What is your answer to solve the top inhibitor for the Linuxdesktop adoption? (was Re: [Desktop_architects] Most wantedApplication: Email)

Bryce Harrington bryce at osdl.org
Wed Jan 4 00:13:28 PST 2006


On Tue, Jan 03, 2006 at 09:13:57PM -0700, Aaron J. Seigo wrote:
> On Tuesday 03 January 2006 20:56, Bryce Harrington wrote:
> > Hmm, do we have a feasible source for the monetary investment for this?
> > I'm guessing that something on the order of several million would be
> > required?
> 
> indeed...
> 
> <crazy thought process alert>
> 
> given that this is really a support service and support services are supposed 
> to be one of the "bread 'n butter" models of open source driven 
> business ......... i bet there's a business model in there somewhere ;) i 
> don't know if attempting to privatize it is really what we want, though.

I've been mulling on this idea a bit, of extracting the monetary support
from the content itself...

Using adsense as Mike suggests would be one way of achieving this, but
it occurred to me, why not do it even more directly?
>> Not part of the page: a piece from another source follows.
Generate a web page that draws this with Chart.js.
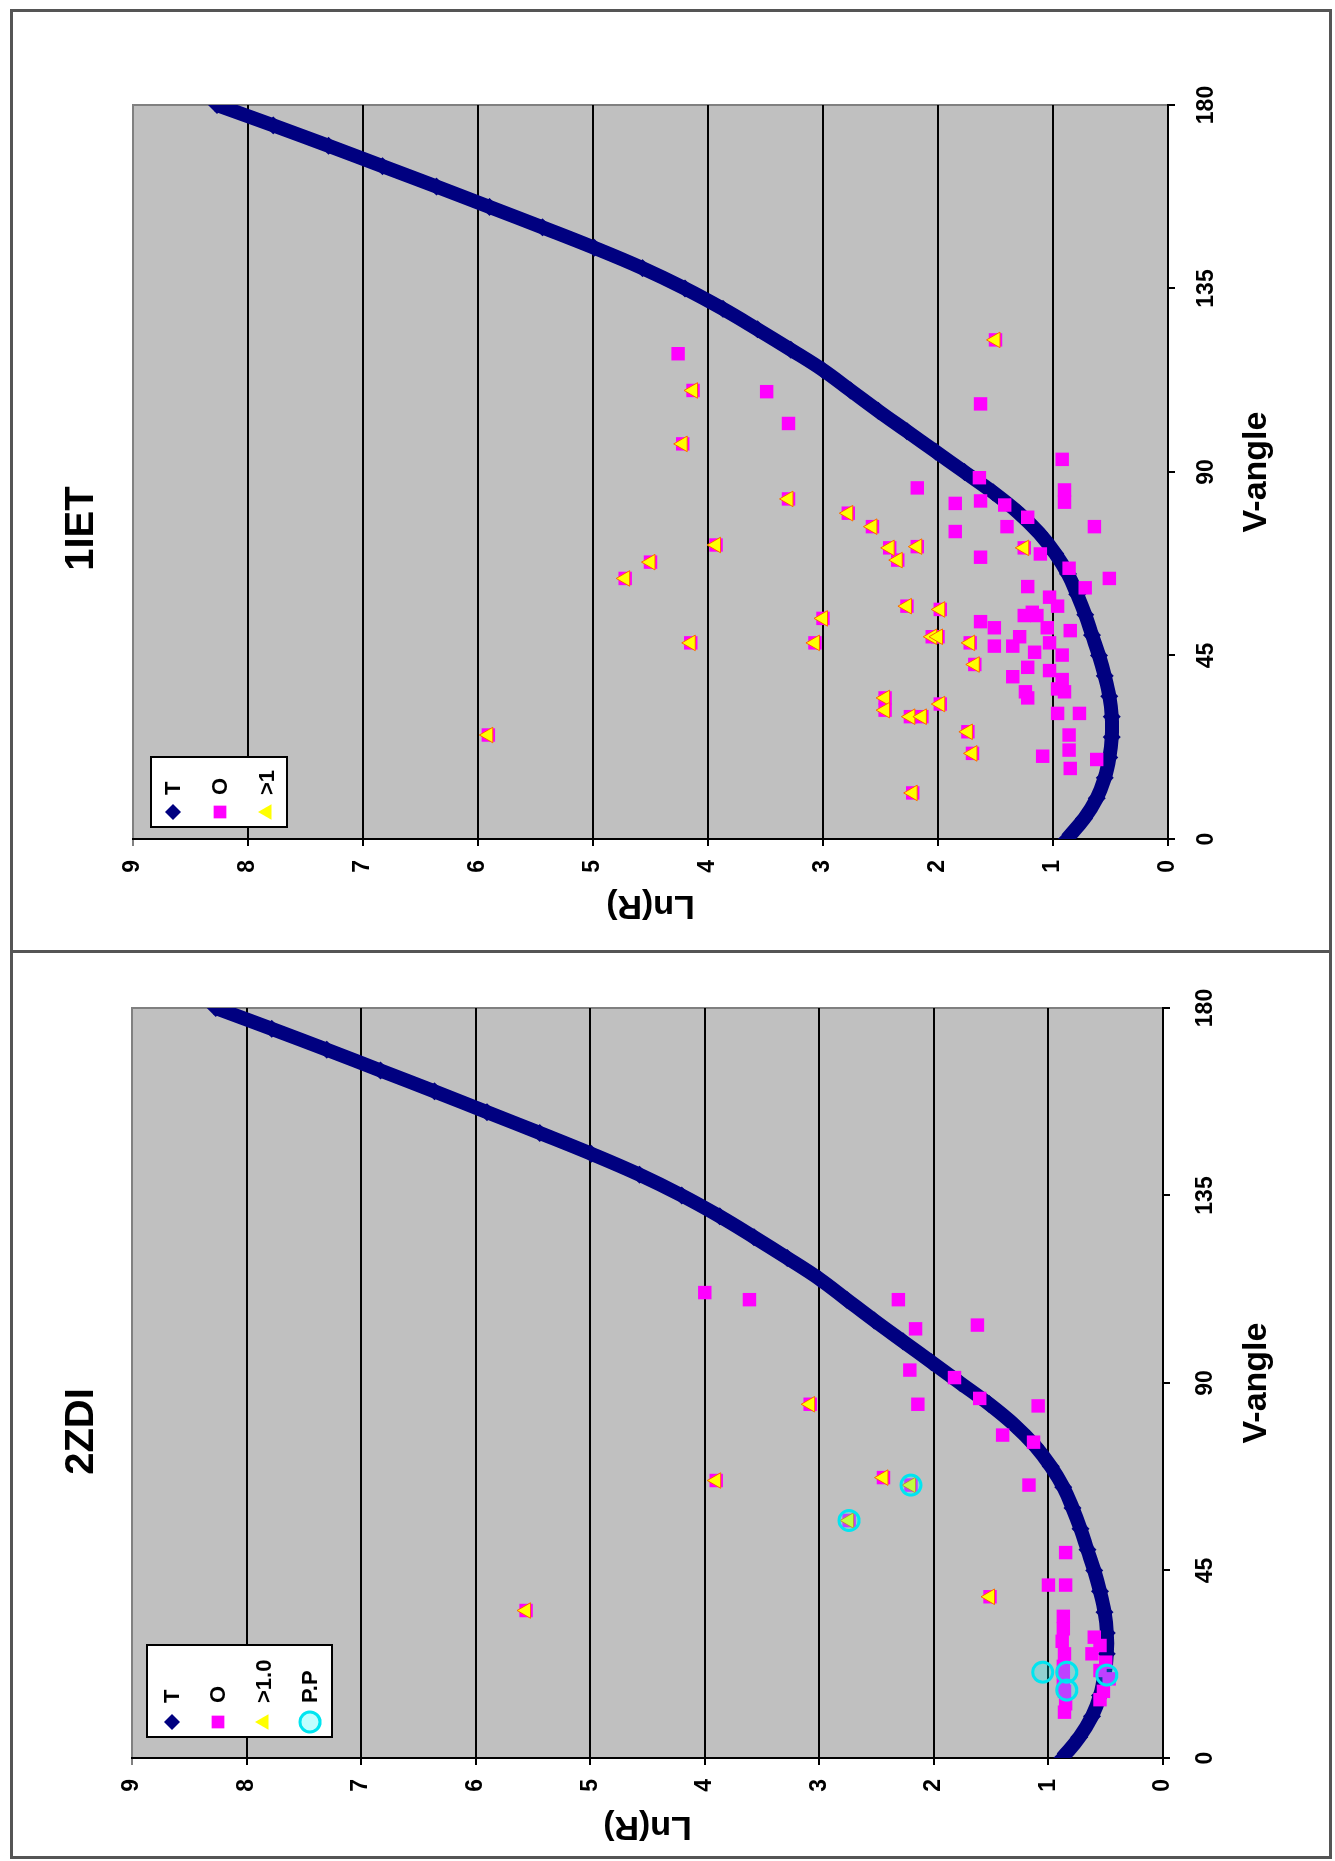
<!DOCTYPE html>
<html>
<head>
<meta charset="utf-8">
<title>Ln(R) vs V-angle</title>
<script src="https://cdn.jsdelivr.net/npm/chart.js@4.4.1/dist/chart.umd.min.js"></script>
<style>
    html, body { margin: 0; padding: 0; background: #fff; }
    body { position: relative; width: 1335px; height: 1861px; overflow: hidden; }
    #frame { position: absolute; left: 10px; top: 9px; width: 1316px; height: 1844px; border: 3px solid #555; }
    #divider { position: absolute; left: 10px; top: 950px; width: 1322px; height: 3px; background: #555; }
    .panel { position: absolute; left: 12px; width: 1317px; }
    .panel canvas { position: absolute; left: 0; top: 0; transform-origin: 0 0; }
</style>
</head>
<body>
<div id="frame"></div>
<div id="divider"></div>
<div class="panel" style="top:12px;height:940px;">
    <canvas id="chartIET" width="940" height="1317" style="transform: translateY(940px) rotate(-90deg);"></canvas>
</div>
<div class="panel" style="top:952px;height:903px;">
    <canvas id="chartZDI" width="903" height="1317" style="transform: translateY(903px) rotate(-90deg);"></canvas>
</div>
<script>
// theoretical curve T (V-angle -> Ln(R)), same for both structures
const vAngleT = [0, 5, 10, 15, 20, 25, 30, 35, 40, 45, 50, 55, 60, 65, 70, 75, 80, 85, 90,
    95, 100, 105, 110, 115, 120, 125, 130, 135, 140, 145, 150, 155, 160, 165, 170, 175, 180];
const lnT = [0.88, 0.73, 0.62, 0.55, 0.51, 0.49, 0.49, 0.51, 0.55, 0.60, 0.66, 0.72, 0.79, 0.87, 0.98, 1.12, 1.30, 1.52, 1.77,
    2.02, 2.27, 2.52, 2.76, 3.0, 3.28, 3.57, 3.87, 4.2, 4.57, 4.99, 5.44, 5.9, 6.36, 6.83, 7.3, 7.78, 8.27];

const vTicks = [0, 45, 90, 135, 180];
const lnTicks = [0, 1, 2, 3, 4, 5, 6, 7, 8, 9];

// 1IET: [V-angle, Ln(R)]
const ietO = [[119.0, 4.26], [109.7, 3.49], [101.9, 3.30], [106.7, 1.63], [93.1, 0.92], [88.6, 1.64], [86.1, 2.18],
    [82.3, 1.85], [82.9, 1.63], [85.6, 0.90], [82.6, 0.90], [81.9, 1.42], [78.9, 1.22], [76.6, 1.40], [75.4, 1.85],
    [76.6, 0.64], [69.1, 1.63], [69.9, 1.11], [66.4, 0.86], [63.9, 0.51], [61.9, 1.22], [61.6, 0.72], [59.3, 1.03],
    [57.1, 0.96], [54.8, 1.25], [54.8, 1.14], [53.3, 1.63], [51.8, 1.51], [51.1, 0.85], [49.6, 1.29], [51.8, 1.05],
    [48.1, 1.03], [47.3, 1.51], [47.3, 1.35], [45.8, 1.16], [45.1, 0.92], [42.1, 1.22], [39.8, 1.35], [41.3, 1.03],
    [39.1, 0.92], [34.6, 1.22], [36.1, 0.90], [30.8, 0.96], [30.8, 0.77], [25.5, 0.86], [21.8, 0.86], [20.3, 1.09],
    [17.3, 0.85], [19.5, 0.62], [36.8, 0.96], [36.1, 1.24], [55.6, 1.18]];
const ietOver1 = [[110.0, 4.13], [96.9, 4.22], [83.4, 3.30], [72.1, 3.93], [48.1, 4.15], [79.9, 2.78], [76.6, 2.57],
    [71.4, 2.42], [68.4, 2.35], [71.7, 2.18], [57.1, 2.27], [56.3, 1.98], [54.1, 3.00], [48.1, 3.07], [49.6, 2.05],
    [49.6, 2.00], [48.1, 1.72], [42.8, 1.68], [34.6, 2.46], [31.6, 2.46], [30.0, 2.24], [30.0, 2.14], [33.1, 1.98],
    [26.3, 1.74], [21.0, 1.70], [11.3, 2.22], [122.4, 1.50], [71.4, 1.25], [25.5, 5.91], [63.9, 4.72], [67.9, 4.50]];

// 2ZDI: [V-angle, Ln(R)]
const zdiO = [[111.7, 4.0], [110.0, 3.61], [110.0, 2.31], [103.0, 2.16], [103.9, 1.62], [93.1, 2.21], [84.9, 2.14],
    [91.3, 1.82], [86.3, 1.60], [84.5, 1.09], [77.5, 1.40], [75.8, 1.13], [65.5, 1.17], [49.3, 0.85], [41.5, 1.0],
    [41.5, 0.85], [34, 0.87], [31, 0.87], [28, 0.88], [25, 0.86], [22, 0.87], [19, 0.87], [16, 0.86], [13, 0.85],
    [11, 0.86], [29, 0.6], [27, 0.55], [25, 0.62], [23, 0.5], [21, 0.55], [19, 0.47], [16, 0.52], [14, 0.55]];
const zdiOver1 = [[84.9, 3.08], [66.6, 3.90], [67.3, 2.44], [38.7, 1.51], [57.0, 2.74], [65.5, 2.20], [35.4, 5.56]];
const zdiPP = [[57.0, 2.74], [65.5, 2.20], [20.6, 1.05], [20.6, 0.84], [16.3, 0.84], [19.9, 0.49]];

const FONT = 'Arial, "Liberation Sans", Helvetica, sans-serif';
Chart.defaults.font.family = FONT;
Chart.defaults.color = '#000';

function toPoints(pairs) {
    return pairs.map(p => ({ x: p[0], y: p[1] }));
}

// grey plot background, like the spreadsheet default
const plotBackground = {
    id: 'plotBackground',
    beforeDraw(chart) {
        const { ctx, chartArea: a } = chart;
        ctx.save();
        ctx.fillStyle = '#c0c0c0';
        ctx.fillRect(a.left, a.top, a.right - a.left, a.bottom - a.top);
        ctx.strokeStyle = '#808080';
        ctx.lineWidth = 2;
        ctx.strokeRect(a.left, a.top, a.right - a.left, a.bottom - a.top);
        ctx.restore();
    }
};

// boxed legend sitting inside the plot area (top-left corner)
const boxLegend = {
    id: 'boxLegend',
    afterDraw(chart, args, o) {
        const ctx = chart.ctx;
        ctx.save();
        ctx.fillStyle = '#fff';
        ctx.fillRect(o.left, o.top, o.width, o.height);
        ctx.strokeStyle = '#000';
        ctx.lineWidth = 2;
        ctx.strokeRect(o.left, o.top, o.width, o.height);
        ctx.font = 'bold 22px ' + FONT;
        ctx.textBaseline = 'middle';
        ctx.textAlign = 'left';
        chart.data.datasets.forEach((ds, i) => {
            const y = o.top + o.firstRow + i * o.rowGap;
            const x = o.left + o.markerX;
            ctx.fillStyle = ds.legendFill;
            ctx.strokeStyle = ds.legendStroke || ds.legendFill;
            ctx.lineWidth = ds.legendBorder || 0;
            Chart.helpers.drawPoint(ctx, {
                pointStyle: ds.pointStyle,
                radius: ds.legendRadius,
                rotation: 0,
                borderWidth: ds.legendBorder || 0
            }, x, y);
            ctx.fillStyle = '#000';
            ctx.fillText(ds.label, o.left + o.textX, y + 1);
        });
        ctx.restore();
    }
};

function makeDatasets(oOnly, over1, pp, over1Label) {
    const sets = [
        {
            label: 'T',
            data: vAngleT.map((v, i) => ({ x: v, y: lnT[i] })),
            showLine: true,
            borderColor: '#000080',
            borderWidth: 14,
            tension: 0.4,
            pointStyle: 'rectRot',
            pointRadius: 9,
            pointBackgroundColor: '#000080',
            pointBorderWidth: 0,
            legendFill: '#000080',
            legendRadius: 8,
            order: 4
        },
        {
            label: 'O',
            data: toPoints(oOnly.concat(over1)),
            pointStyle: 'rect',
            pointRadius: 9.5,
            pointBackgroundColor: '#ff00ff',
            pointBorderWidth: 0,
            legendFill: '#ff00ff',
            legendRadius: 9,
            order: 3
        },
        {
            label: over1Label,
            data: toPoints(over1),
            pointStyle: 'triangle',
            pointRadius: 9,
            pointBackgroundColor: '#ffff00',
            pointBorderColor: '#ff6600',
            pointBorderWidth: 1,
            legendFill: '#ffff00',
            legendRadius: 9,
            order: 2
        }
    ];
    if (pp) {
        sets.push({
            label: 'P.P',
            data: toPoints(pp),
            pointStyle: 'circle',
            pointRadius: 10,
            pointBackgroundColor: 'rgba(0,255,255,0.25)',
            pointBorderColor: '#00e5f0',
            pointBorderWidth: 3,
            legendFill: 'rgba(150,255,255,0.6)',
            legendStroke: '#00e5f0',
            legendBorder: 3,
            legendRadius: 10,
            order: 1
        });
    }
    return sets;
}

function makeChart(canvasId, title, datasets, geom) {
    const canvas = document.getElementById(canvasId);
    if (!canvas) {
        console.error("Canvas " + canvasId + " not found.");
        return;
    }
    new Chart(canvas.getContext('2d'), {
        type: 'scatter',
        data: { datasets: datasets },
        options: {
            responsive: false,
            animation: false,
            layout: { padding: { left: 0, right: geom.right, top: 0, bottom: 0 } },
            scales: {
                x: {
                    type: 'linear',
                    min: vTicks[0],
                    max: vTicks[vTicks.length - 1],
                    afterBuildTicks: s => { s.ticks = vTicks.map(v => ({ value: v })); },
                    ticks: { font: { size: 23, weight: 'bold' }, color: '#000', padding: geom.xTickPad, maxRotation: 0, autoSkip: false },
                    grid: { drawOnChartArea: false, drawTicks: true, tickLength: 7, color: '#000', lineWidth: 2 },
                    border: { color: '#000', width: 2 },
                    title: {
                        display: true, text: 'V-angle', color: '#000',
                        font: { size: 34, weight: 'bold' },
                        padding: { top: 0, bottom: 52 }
                    },
                    afterFit: s => { s.height = geom.xHeight; }
                },
                y: {
                    type: 'linear',
                    min: lnTicks[0],
                    max: lnTicks[lnTicks.length - 1],
                    afterBuildTicks: s => { s.ticks = lnTicks.map(v => ({ value: v })); },
                    ticks: { font: { size: 23, weight: 'bold' }, color: '#000', padding: 14 },
                    grid: {
                        color: c => (c.tick && c.tick.value === 9 ? '#808080' : '#000'),
                        lineWidth: 2,
                        tickLength: 7
                    },
                    border: { color: '#000', width: 2 },
                    title: {
                        display: true, text: 'Ln(R)', color: '#000',
                        font: { size: 34, weight: 'bold' },
                        padding: { top: geom.yTitlePad, bottom: 0 }
                    },
                    afterFit: s => { s.width = geom.yWidth; }
                }
            },
            plugins: {
                legend: { display: false },
                tooltip: { enabled: false },
                title: {
                    display: true, text: title, color: '#000',
                    font: { size: 40, weight: 'bold' },
                    padding: { top: 46, bottom: geom.titleBottom }
                },
                boxLegend: geom.legend
            }
        },
        plugins: [plotBackground, boxLegend]
    });
}

makeChart('chartIET', '1IET', makeDatasets(ietO, ietOver1, null, '>1'), {
    right: 93, yWidth: 113, xHeight: 161, xTickPad: 18, yTitlePad: 26, titleBottom: 27,
    legend: { left: 125, top: 139, width: 70, height: 136, markerX: 15, textX: 32, firstRow: 22, rowGap: 47 }
});

makeChart('chartZDI', '2ZDI', makeDatasets(zdiO, zdiOver1, zdiPP, '>1.0'), {
    right: 56, yWidth: 97, xHeight: 166, xTickPad: 22, yTitlePad: 8, titleBottom: 26,
    legend: { left: 118, top: 135, width: 92, height: 185, markerX: 15, textX: 34, firstRow: 25, rowGap: 46 }
});
</script>
</body>
</html>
Various online and print magazines and technical journals pay directly
for content such as what we're talking about.  Usually something on the
order of $300-400 for a typical article.  Maybe more for print
magazines.  Not necessarily enough to quit your day job, but certainly
enough to make it interesting.

Imagine that we got a list of topics that ISVs considering Linux ports
have been concerned about, and then recruited the respective domain
experts to write articles about them, and helped hook them up with an
editor interested in running a story on it.  We may also provide some
peer review / editorial support; this could be especially critical for
non-native english speakers or developers not yet confident about their
writing skills.  The deal we make is that we simply ask that they agree
to place their article under a specific license that is compatible with
the dev portal, about a month after publication, and that their article
include a link to the dev portal.  This way, the magazine gets a great
article, we get a great piece of content for the dev portal and a link
from a high traffic site, the writer gets his name out in print, a few
hundred dollars, immortal fame in the dev portal, and the knowledge that
in one small but significant way, he's helping push Linux adoption.  And
the ISV reader gains an interesting and informative article to read in
his favorite 'zine, plus will be able to access that information in a
centralized location ever thereafter.